Chintan Sales, manufacturer of the mobile incinerator bought to the city following the waste management crisis triggered by the closure of Vilappilsala plant, has made the required modifications to the machine “in the most possible way,” as prescribed by the technical committee appointed by the State government.

The functioning of the machine came to a complete halt in March primarily because the government had allegedly given no clear instructions on its insurance coverage to the manufacturer.

Moreover, payment to the company was withheld by the Suchitwa Mission owing to the non-completion of the alternations recommended by the technical committee.

There was never a dull phase in the brief life of the incinerator in the city, often subjected to debates on its financial feasibility, efficiency, and emission levels. The company is now awaiting a government order sorting out bureaucratic hassles and the subsequent commissioning of the machine.

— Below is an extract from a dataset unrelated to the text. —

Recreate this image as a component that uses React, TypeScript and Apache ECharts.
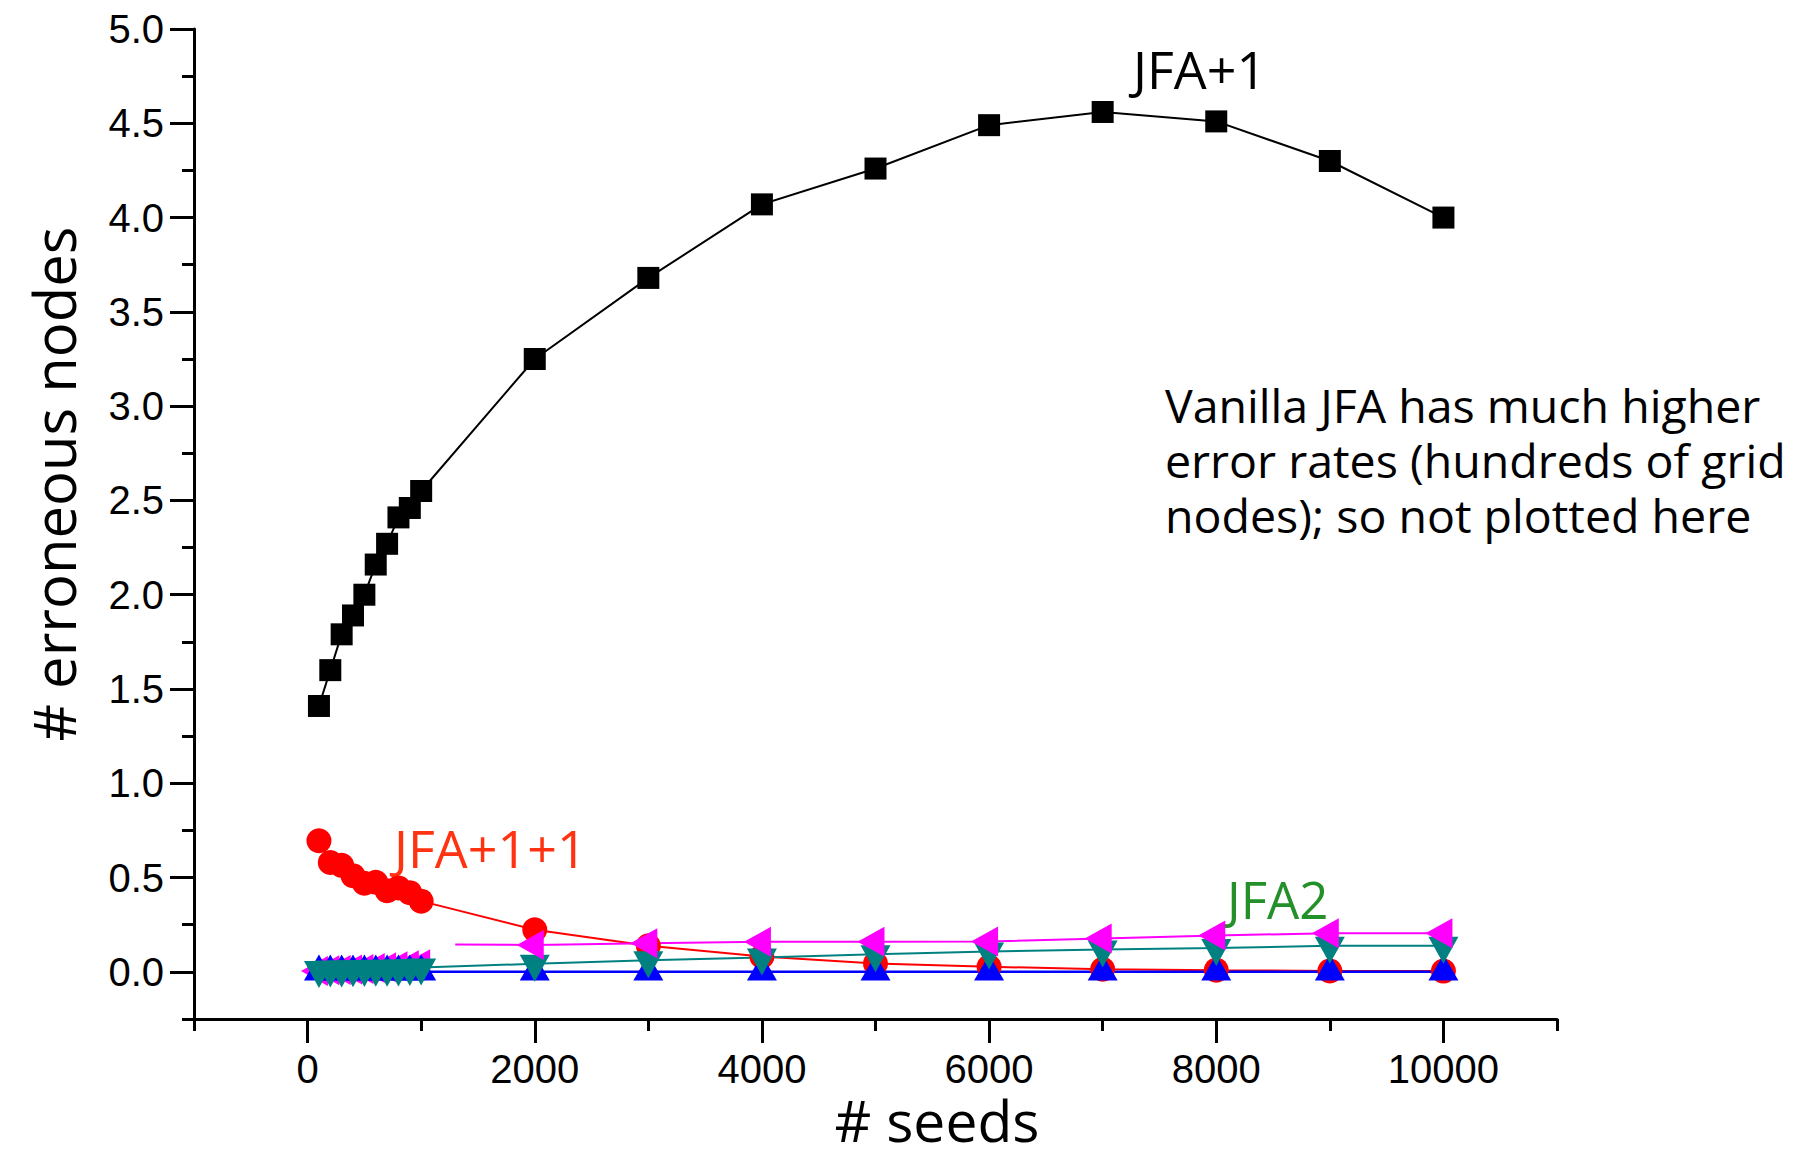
import React, { useEffect, useRef } from "react";
import * as echarts from "echarts";

// ---- data ----
const seedsX = [100, 200, 300, 400, 500, 600, 700, 800, 900, 1000, 2000, 3000, 4000, 5000, 6000, 7000, 8000, 9000, 10000];
const jfaPlus1 = [1.41, 1.6, 1.79, 1.89, 2.0, 2.16, 2.27, 2.41, 2.46, 2.55, 3.25, 3.68, 4.07, 4.26, 4.49, 4.56, 4.51, 4.3, 4.0];
const jfaPlus1Plus1 = [0.695, 0.58, 0.565, 0.51, 0.47, 0.475, 0.43, 0.445, 0.42, 0.375, 0.223, 0.138, 0.081, 0.044, 0.027, 0.014, 0.009, 0.005, 0.004];
const blueSeries = [0, 0, 0, 0, 0, 0, 0, 0, 0, 0, 0, 0, 0, 0, 0, 0, 0, 0, 0];
const jfa2 = [0.01, 0.012, 0.013, 0.014, 0.015, 0.016, 0.017, 0.018, 0.02, 0.023, 0.043, 0.062, 0.076, 0.094, 0.108, 0.118, 0.127, 0.138, 0.138];
const magentaLowX = [100, 200, 300, 400, 500, 600, 700, 800, 900, 1000];
const magentaLow = [0.005, 0.008, 0.01, 0.012, 0.015, 0.02, 0.025, 0.03, 0.035, 0.04];
const magentaHighX = [2000, 3000, 4000, 5000, 6000, 7000, 8000, 9000, 10000];
const magentaHigh = [0.143, 0.152, 0.159, 0.159, 0.161, 0.177, 0.193, 0.205, 0.205];
const magentaLineStart = [1300, 0.145];

const xMajorTicks = [0, 2000, 4000, 6000, 8000, 10000];
const yMajorTicks = [0, 0.5, 1.0, 1.5, 2.0, 2.5, 3.0, 3.5, 4.0, 4.5, 5.0];
const noteLines = [
  "Vanilla JFA has much higher",
  "error rates (hundreds of grid",
  "nodes); so not plotted here",
];

const X_MIN = -1000;
const X_MAX = 11000;
const Y_MIN = -0.25;
const Y_MAX = 5.0;

const zip = (xs: number[], ys: number[]) => xs.map((x, i) => [x, ys[i]]);

const TITLE_FONT = "Open Sans";
const TICK_FONT = "Liberation Sans";

// triangle sizes [base, height]; offsets put the triangle's centroid on the data point
const BLUE_TRI = [30, 26];
const TEAL_TRI = [30, 27];
const MAG_TRI = [30, 27];

export default function App() {
  const ref = useRef<HTMLDivElement>(null);

  useEffect(() => {
    if (!ref.current) return;
    const chart = echarts.init(ref.current, undefined, { renderer: "svg" });

    const axisLineStyle = { color: "#000", width: 3 };
    const tickLabel = { fontFamily: TICK_FONT, fontSize: 40, color: "#000" };

    const magentaCommon = {
      type: "line",
      symbol: "triangle",
      symbolRotate: 90,
      symbolSize: MAG_TRI,
      symbolOffset: [-MAG_TRI[1] / 6, 0],
      lineStyle: { color: "#ff00ff", width: 2 },
      itemStyle: { color: "#ff00ff" },
    };

    const option: any = {
      animation: false,
      backgroundColor: "#fff",
      grid: { left: 194, right: 262, top: 29, bottom: 134, containLabel: false },
      xAxis: [
        {
          type: "value",
          min: X_MIN,
          max: X_MAX,
          interval: 1000,
          position: "bottom",
          axisLine: { show: true, onZero: false, lineStyle: axisLineStyle },
          axisTick: { show: true, inside: false, length: 12, lineStyle: axisLineStyle },
          axisLabel: { show: false },
          splitLine: { show: false },
        },
        {
          type: "value",
          min: X_MIN,
          max: X_MAX,
          position: "bottom",
          offset: 0,
          axisLine: { show: false, onZero: false },
          axisTick: { show: true, inside: false, length: 24, customValues: xMajorTicks, lineStyle: axisLineStyle },
          axisLabel: {
            show: true,
            margin: 30,
            customValues: xMajorTicks,
            formatter: (v: number) => String(v),
            ...tickLabel,
          },
          splitLine: { show: false },
        },
      ],
      yAxis: [
        {
          type: "value",
          min: Y_MIN,
          max: Y_MAX,
          interval: 0.25,
          position: "left",
          axisLine: { show: true, onZero: false, lineStyle: axisLineStyle },
          axisTick: { show: true, inside: false, length: 12, lineStyle: axisLineStyle },
          axisLabel: { show: false },
          splitLine: { show: false },
        },
        {
          type: "value",
          min: Y_MIN,
          max: Y_MAX,
          position: "left",
          offset: 0,
          axisLine: { show: false, onZero: false },
          axisTick: { show: true, inside: false, length: 24, customValues: yMajorTicks, lineStyle: axisLineStyle },
          axisLabel: {
            show: true,
            margin: 30,
            customValues: yMajorTicks,
            formatter: (v: number) => v.toFixed(1),
            ...tickLabel,
          },
          splitLine: { show: false },
        },
      ],
      series: [
        {
          name: "JFA+1",
          type: "line",
          data: zip(seedsX, jfaPlus1),
          symbol: "rect",
          symbolSize: 22,
          lineStyle: { color: "#000", width: 2 },
          itemStyle: { color: "#000" },
        },
        {
          name: "JFA+1+1",
          type: "line",
          data: zip(seedsX, jfaPlus1Plus1),
          symbol: "circle",
          symbolSize: 25,
          lineStyle: { color: "#ff0000", width: 2 },
          itemStyle: { color: "#ff0000" },
        },
        {
          name: "magenta-low",
          data: zip(magentaLowX, magentaLow),
          ...magentaCommon,
        },
        {
          name: "blue",
          type: "line",
          data: zip(seedsX, blueSeries),
          symbol: "triangle",
          symbolSize: BLUE_TRI,
          symbolOffset: [0, -BLUE_TRI[1] / 6],
          lineStyle: { color: "#0000ff", width: 2.5 },
          itemStyle: { color: "#0000ff" },
        },
        {
          name: "JFA2",
          type: "line",
          data: zip(seedsX, jfa2),
          symbol: "triangle",
          symbolRotate: 180,
          symbolSize: TEAL_TRI,
          symbolOffset: [0, TEAL_TRI[1] / 6],
          lineStyle: { color: "#008080", width: 2 },
          itemStyle: { color: "#008080" },
        },
        {
          name: "magenta-high",
          data: [
            { value: magentaLineStart, symbol: "none" },
            ...zip(magentaHighX, magentaHigh),
          ],
          ...magentaCommon,
        },
      ],
      graphic: [
        {
          type: "text",
          x: 53,
          y: 484,
          rotation: Math.PI / 2,
          style: {
            text: "# erroneous nodes",
            fontFamily: TITLE_FONT,
            fontSize: 58,
            fill: "#000",
            align: "center",
            verticalAlign: "middle",
          },
        },
        {
          type: "text",
          x: 937,
          y: 1120,
          style: {
            text: "# seeds",
            fontFamily: TITLE_FONT,
            fontSize: 57,
            fill: "#000",
            align: "center",
            verticalAlign: "middle",
          },
        },
        {
          type: "text",
          x: 1133,
          y: 68,
          style: { text: "JFA+1", fontFamily: TITLE_FONT, fontSize: 52, fill: "#000", align: "left", verticalAlign: "middle" },
        },
        {
          type: "text",
          x: 394,
          y: 847,
          style: { text: "JFA+1+1", fontFamily: TITLE_FONT, fontSize: 52, fill: "#ff3311", align: "left", verticalAlign: "middle" },
        },
        {
          type: "text",
          x: 1227,
          y: 899,
          style: { text: "JFA2", fontFamily: TITLE_FONT, fontSize: 51, fill: "#23902a", align: "left", verticalAlign: "middle" },
        },
        ...noteLines.map((line, i) => ({
          type: "text",
          x: 1165,
          y: 405 + i * 55,
          style: {
            text: line,
            fontFamily: TITLE_FONT,
            fontSize: 46.5,
            fill: "#000",
            align: "left",
            verticalAlign: "middle",
          },
        })),
      ],
    };

    chart.setOption(option);
    return () => chart.dispose();
  }, []);

  return (
    <div
      ref={ref}
      style={{ position: "absolute", left: 0, top: 0, width: 1819, height: 1153, background: "#fff" }}
    />
  );
}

Company representatives told The Hindu that an additional ‘viewing port’ has been installed in the secondary chamber as sought by the committee. The ‘hopper arm’ had been extended and this would ensure that substantial quantities of waste would be fed into the centre of the chamber in one scoop. The height of the chimney had been raised to above 11 metres.

The makers of the machine insist that there is no justification on the government’s part to absolve themselves of its operational errors. The company had not compromised on the delivery of the machine whose features were approved in the initial stages. It appears that it is up to the Department of Urban Affairs to make the next move. The technical committee has to evaluate the incinerator’s functioning based on the recent modifications.

A plan of action has to be formulated whereby the execution of the machine would be detailed. This includes decisions regarding the insurance, the transfer of ownership, and who will assume responsibility of its operation and maintenance.